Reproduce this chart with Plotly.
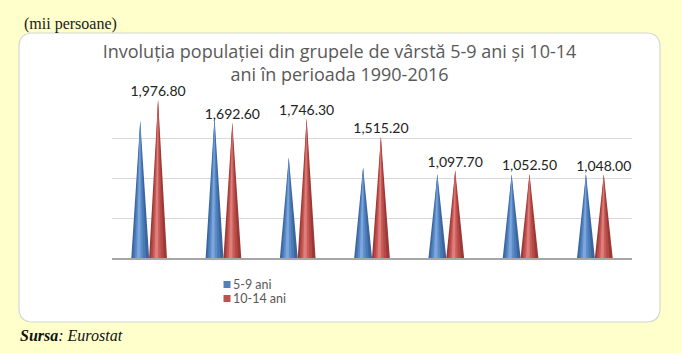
import plotly.graph_objects as go

# ---- data ----
categories = ["1990", "1995", "2000", "2005", "2010", "2015", "2016"]
age_5_9 = [1716, 1759, 1256, 1131, 1050, 1046, 1052]
age_10_14 = [1976.80, 1692.60, 1746.30, 1515.20, 1097.70, 1052.50, 1048.00]
series_names = ["5-9 ani", "10-14 ani"]
title_text = "Involuția populației din grupele de vârstă 5-9 ani și 10-14<br>ani în perioada 1990-2016"
unit_text = "(mii persoane)"
source_text = "<b><i>Sursa</i></b><i>: Eurostat</i>"

# ---- style ----
FONT = "Lato"
TFONT = "Open Sans"
BG = "#FFFFCC"
blue_layers = ["#3B659C", "#4A7AB6", "#5C8DCA", "#7DA6DB"]
red_layers = ["#9C3835", "#B44A47", "#C95C59", "#DE7F7C"]
BLUE = "#4F81BD"
RED = "#C0504D"

W_PX, H_PX = 682, 353
L, R, T, B = 112, 632, 98, 258
PW, PH = R - L, B - T


def px_x(px):
    return (px - L) / PW


def px_y(py):
    return (B - py) / PH


half_w = 0.12
offsets = [-0.12, 0.12]

fig = go.Figure()


def cone_trace(values, center_off, frac, shift, color):
    xs, ys = [], []
    for i, v in enumerate(values):
        c = i + center_off + shift * half_w
        hw = half_w * frac
        xs += [c - hw, i + center_off, c + hw, c - hw, None]
        ys += [0, v, 0, 0, None]
    return go.Scatter(x=xs, y=ys, mode="lines", fill="toself", fillcolor=color,
                      line=dict(width=0, color=color), hoverinfo="skip",
                      showlegend=False)


fracs = [1.0, 0.72, 0.45, 0.2]
shifts = [0.0, -0.08, -0.14, -0.18]
for values, off, layers in [(age_5_9, offsets[0], blue_layers),
                            (age_10_14, offsets[1], red_layers)]:
    for frac, sh, col in zip(fracs, shifts, layers):
        fig.add_trace(cone_trace(values, off, frac, sh, col))

# data labels on 10-14 series
fig.add_trace(go.Scatter(
    x=[i + offsets[1] for i in range(len(categories))], y=age_10_14,
    mode="text", text=[f"{v:,.2f}" for v in age_10_14],
    textposition="top center",
    textfont=dict(family=FONT, size=14, color="#222222"),
    cliponaxis=False, showlegend=False, hoverinfo="skip"))

# white rounded panel
x0, x1, y0, y1, r = 19, 660, 33, 322, 14


def P(px, py):
    return f"{px_x(px):.5f},{px_y(py):.5f}"


path = (f"M {P(x0 + r, y0)} L {P(x1 - r, y0)} Q {P(x1, y0)} {P(x1, y0 + r)} "
        f"L {P(x1, y1 - r)} Q {P(x1, y1)} {P(x1 - r, y1)} "
        f"L {P(x0 + r, y1)} Q {P(x0, y1)} {P(x0, y1 - r)} "
        f"L {P(x0, y0 + r)} Q {P(x0, y0)} {P(x0 + r, y0)} Z")

shapes = [dict(type="path", path=path, xref="paper", yref="paper",
               fillcolor="white", line=dict(color="#D6D6D6", width=1.2),
               layer="below")]

# legend (manual, compact like the original)
leg_x, leg_y = 227, [284.5, 298.5]
for col, yy in zip([BLUE, RED], leg_y):
    shapes.append(dict(type="rect", xref="paper", yref="paper",
                       x0=px_x(leg_x - 3.5), x1=px_x(leg_x + 3.5),
                       y0=px_y(yy + 3.5), y1=px_y(yy - 3.5),
                       fillcolor=col, line=dict(width=0)))

annotations = []
for name, yy in zip(series_names, leg_y):
    annotations.append(dict(text=name, xref="paper", yref="paper",
                            x=px_x(leg_x + 5), y=px_y(yy), xanchor="left",
                            yanchor="middle", showarrow=False, borderpad=0,
                            font=dict(family=FONT, size=12.5, color="#595959")))

annotations.append(dict(text=unit_text, xref="paper", yref="paper",
                        x=px_x(22), y=px_y(24), xanchor="left", yanchor="middle",
                        showarrow=False,
                        font=dict(family="Liberation Serif", size=16, color="#1A1A1A")))
annotations.append(dict(text=source_text, xref="paper", yref="paper",
                        x=px_x(18), y=px_y(335), xanchor="left", yanchor="middle",
                        showarrow=False,
                        font=dict(family="Liberation Serif", size=16, color="#111111")))

fig.update_layout(
    width=W_PX, height=H_PX,
    margin=dict(l=L, r=W_PX - R, t=T, b=H_PX - B, pad=0),
    paper_bgcolor=BG, plot_bgcolor="white",
    title=dict(text=title_text, xref="container", yref="container",
               x=339.5 / W_PX, y=1 - 58 / H_PX, xanchor="center", yanchor="middle",
               font=dict(family=TFONT, size=18, color="#595959")),
    xaxis=dict(range=[-0.5, len(categories) - 0.5], tickvals=list(range(len(categories))),
               ticktext=categories, showticklabels=False, showgrid=False,
               zeroline=False, showline=True, linecolor="#A6A6A6", linewidth=1.5,
               ticks=""),
    yaxis=dict(range=[0, 2000], dtick=500, showticklabels=False, showgrid=True,
               gridcolor="#D9D9D9", gridwidth=1, zeroline=False, ticks=""),
    shapes=shapes, annotations=annotations, showlegend=False,
)

fig.write_html("out.html")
====================
Short problem:
Print the data above verbatim from the first line through the line holding "import plotly.graph_objects as go", leaving every picture out.

Response below:
Reproduce this chart with Plotly.
import plotly.graph_objects as go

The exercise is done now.